The Treasury Department and IRS budgets for fiscal 2027 would be approximately 12.5% lower than they are for the current fiscal year, with the total funding request coming in at approximately $9.8 billion, down from nearly $11.2 billion in the current year.

The department would have 56,137 full-time employees, down from 65,722—about a 14.58% reduction—with most of the cuts coming from enforcement positions, which would be reduced by approximately 17%.

SEC, CFTC

Additionally, the SEC and CFTC, both operating without a full slate of commissioners, face budget cuts and further staff reductions under the administration’s proposed budget.
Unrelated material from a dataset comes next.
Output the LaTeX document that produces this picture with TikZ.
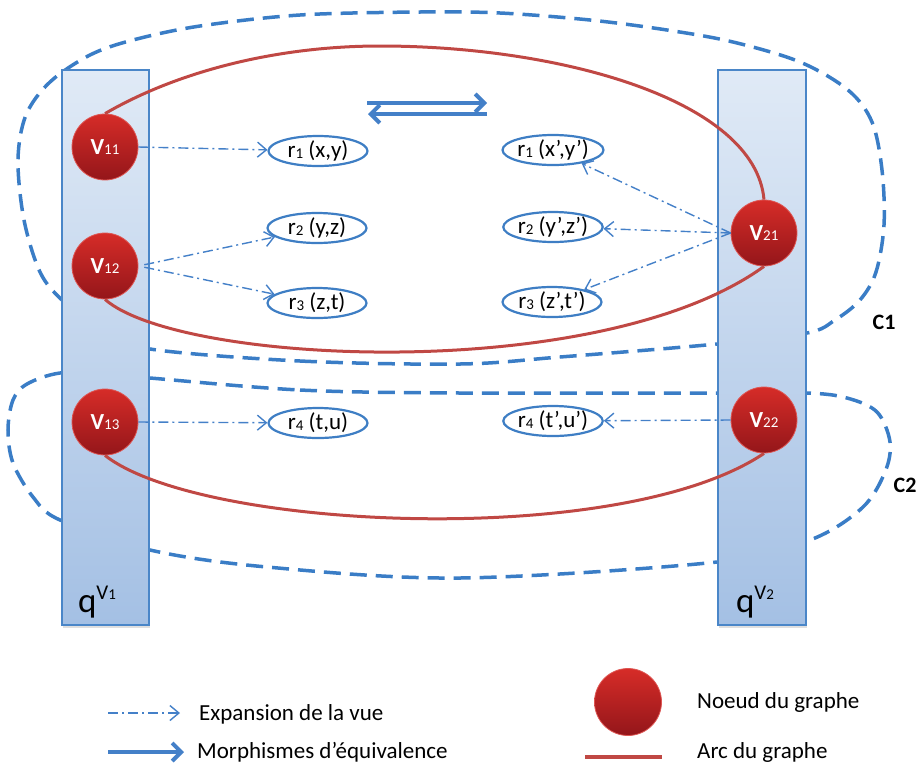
\documentclass[tikz,border=0pt]{standalone}
\usepackage{fontspec}
\setmainfont{Carlito}
\usetikzlibrary{arrows.meta,shapes.geometric,shadows}

\definecolor{dashblue}{RGB}{58,125,198}
\definecolor{linkblue}{RGB}{68,128,200}
\definecolor{ellblue}{RGB}{62,126,196}
\definecolor{boxedge}{RGB}{74,134,200}
\definecolor{boxtop}{RGB}{224,234,246}
\definecolor{boxbot}{RGB}{164,192,228}
\definecolor{arcred}{RGB}{192,72,68}
\definecolor{nodetop}{RGB}{214,44,40}
\definecolor{nodebot}{RGB}{148,22,26}

% vertex label: bold V with small index digits
\newcommand{\vlab}[1]{V{\fontsize{15}{15}\selectfont\mdseries #1}}
% relation label: r with index, then its arguments
\newcommand{\rlab}[2]{r\raisebox{-1pt}{\fontsize{15}{15}\selectfont #1} (#2)}
% query label q^{V_i}
\newcommand{\qlab}[1]{{\fontsize{35}{35}\selectfont q}\raisebox{13pt}{\fontsize{21}{21}\selectfont V{\fontsize{15}{15}\selectfont #1}}}

\begin{document}
\begin{tikzpicture}[x=1pt,y=-1pt,
  qbox/.style={rectangle, draw=boxedge, line width=1.3pt, top color=boxtop, bottom color=boxbot,
    inner sep=0pt, drop shadow={opacity=0.25,shadow xshift=1pt,shadow yshift=-2.5pt}},
  vnode/.style={circle, minimum size=66pt, inner sep=0pt, top color=nodetop, bottom color=nodebot,
    draw=nodetop!80!white, line width=0.8pt, text=white, font=\fontsize{23}{23}\selectfont\bfseries},
  rnode/.style={ellipse, draw=ellblue, line width=2.2pt, fill=white, minimum width=99pt,
    minimum height=30pt, inner sep=0pt, font=\fontsize{23}{23}\selectfont},
  expand/.style={draw=linkblue, line width=1.4pt, dash pattern=on 10pt off 4pt on 2pt off 4pt,
    -{Straight Barb[length=9pt,width=15pt]}},
  equiv/.style={draw=linkblue, line width=4pt, -{Straight Barb[length=9pt,width=18pt]}},
  arc/.style={draw=arcred, line width=3pt},
  loop/.style={draw=dashblue, line width=3.5pt, dash pattern=on 17pt off 9pt},
  legend/.style={anchor=west, inner sep=0pt, font=\fontsize{23}{23}\selectfont},
  clab/.style={inner sep=0pt, font=\fontsize{22}{22}\selectfont\bfseries}
]
\useasboundingbox (0,0) rectangle (918,772);

% loops C1 and C2 (they pass behind the two columns)
\draw[loop] plot[smooth cycle, tension=0.55] coordinates {
  (150,349) (300,361) (460,364) (560,357) (717,344) (807,333) (835,320) (860,300)
  (876,272) (884,225) (882,170) (872,122) (848,90) (800,62) (733,42) (667,30)
  (590,20) (500,13) (420,12) (300,15) (200,26) (133,40) (90,55) (50,82)
  (26,115) (18,160) (24,220) (40,272) (62,300) (100,330)};
\draw[loop] plot[smooth cycle, tension=0.55] coordinates {
  (150,378) (300,390) (460,393) (718,393) (807,393) (847,398) (877,412)
  (890,442) (885,472) (862,508) (810,540) (717,562) (460,578)
  (267,567) (150,550) (60,520) (33,497) (13,463) (8,430) (13,400) (27,384)
  (60,373) (105,374)};

% the two query columns
\node[qbox, minimum width=87pt, minimum height=555pt] (q1) at (105.5,347.5) {};
\node[qbox, minimum width=88pt, minimum height=555pt] (q2) at (762,347.5) {};
\node (q1lab) at (97,602) {\qlab{1}};
\node (q2lab) at (755,602) {\qlab{2}};

% graph nodes
\node[vnode] (v11) at (105,147) {\vlab{11}};
\node[vnode] (v12) at (105,266) {\vlab{12}};
\node[vnode] (v13) at (105,422) {\vlab{13}};
\node[vnode] (v21) at (764,233) {\vlab{21}};
\node[vnode] (v22) at (764,420) {\vlab{22}};

% relations
\node[rnode] (ra1) at (318,151) {\rlab{1}{x,y}};
\node[rnode] (ra2) at (317,228) {\rlab{2}{y,z}};
\node[rnode] (ra3) at (317,303) {\rlab{3}{z,t}};
\node[rnode] (ra4) at (318,423) {\rlab{4}{t,u}};
\node[rnode] (rb1) at (553,150) {\rlab{1}{x’,y’}};
\node[rnode] (rb2) at (553,227) {\rlab{2}{y’,z’}};
\node[rnode] (rb3) at (552,302) {\rlab{3}{z’,t’}};
\node[rnode] (rb4) at (553,421) {\rlab{4}{t’,u’}};

% graph arcs
\draw[arc] (v11.north) .. controls (180,70) and (280,46) .. (380,46)
  .. controls (560,46) and (755,100) .. (v21.north);
\draw[arc] (v12.south) .. controls (180,365) and (600,385) .. (v21.south);
\draw[arc] (v13.south) .. controls (200,530) and (620,550) .. (v22.south);

% view expansions
\draw[expand] (v11.east) -- (ra1);
\draw[expand, shorten <=6pt] (v12.east) -- (ra2);
\draw[expand, shorten <=6pt] (v12.east) -- (ra3);
\draw[expand] (v13.east) -- (ra4);
\draw[expand] (v21.west) -- (rb1);
\draw[expand] (v21.west) -- (rb2);
\draw[expand] (v21.west) -- (rb3);
\draw[expand] (v22.west) -- (rb4);

% equivalence morphisms
\coordinate (eqa) at (367,103);
\coordinate (eqb) at (487,103);
\coordinate (eqc) at (487,114);
\coordinate (eqd) at (368,114);
\draw[equiv] (eqa) -- (eqb);
\draw[equiv] (eqc) -- (eqd);

% loop labels
\node[clab] (c1) at (884,322) {C1};
\node[clab] (c2) at (905,485) {C2};

% legend
\coordinate (la1) at (108,713);
\coordinate (la2) at (180,713);
\draw[expand] (la1) -- (la2);
\node[legend] (lt1) at (199,714) {Expansion de la vue};
\coordinate (lb1) at (108,752);
\coordinate (lb2) at (184,752);
\draw[equiv] (lb1) -- (lb2);
\node[legend] (lt2) at (197,752) {Morphismes d’équivalence};
\node[vnode, minimum size=67pt] (lnode) at (628,702) {};
\node[legend] (lt3) at (697,702) {Noeud du graphe};
\coordinate (lc1) at (585,757);
\coordinate (lc2) at (662,757);
\draw[arc, line width=4.5pt] (lc1) -- (lc2);
\node[legend] (lt4) at (697,752) {Arc du graphe};
\end{tikzpicture}
\end{document}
The SEC requested a budget of $1.908 billion for the coming year, down 11% from fiscal 2026, but it requested 4,177 full-time employees, up 3.8% from the previous fiscal year. The increase in headcount comes after a larger reduction in staff in 2025 than in previous years.

The SEC had more than 4,500 employees in 2025 and more than 5,000 in 2024, but the agency lost many workers to buyout offers and other reduction-in-force efforts. The agency will “begin hiring in areas that support the administration’s agenda as staff attrit the agency,” the budget proposal stated.

According to information from the Congressional Research Service, while the SEC’s budget is set through the appropriations process, fees on stock and other securities transactions that the SEC collects from securities exchanges offset the appropriations. Annual collections, historically exceed the SEC’s annual appropriations. The SEC’s enacted annual budget for fiscal year 2024 was approximately $2.1 billion.

Meanwhile, the CFTC requested a $410 million budget, a 12.3% increase from the current level. Though the agency has increased its budget request, the latest ask follows a large reduction in 2025, a year when the commission was mostly inactive, since lone Commissioner Michael Selig was not sworn in until December 2025.

The agency would also add 14 full-time employees, bringing it to 650, up from the current 636.

Department of Labor

The Department of Labor’s discretionary budget is proposed to be $10.7 billion in fiscal 2027, a reduction of about 25% from the fiscal 2026 budget, which itself was cut from prior years. In addition, the number of full-time employees the department would fall to 10,740 from 12,988, a 17.3% reduction. The proposal also calls for a $10 million cut to $181 million from $191 million for the Employee Benefits Security Administration. The cuts would essentially achieve the reduction intended in the administration’s original fiscal 2026 budget.

As in last year’s original budget, the administration’s fiscal 2027 spending plan would slash at least $2.4 billion from programs and eliminate the Office of Federal Contract Compliance Programs and Job Corps. It also includes $3.4 billion for creation of a “Make America Skilled Again” program that would consolidate 12 workforce development programs into one.

The budget proposal for the DOL also includes significant cuts for several of its other divisions. The Wage and Hour Division would receive $235 million, a decrease from the current $260 million. The Occupational Safety and Health Administration’s budget would drop to $582 million from $629 million. The proposal also allocates $348 million to the U.S. Mine Safety and Health Administration, representing a reduction of approximately $40 million from the current fiscal year. The changes represent cuts for most of the nation’s key labor and safety regulators.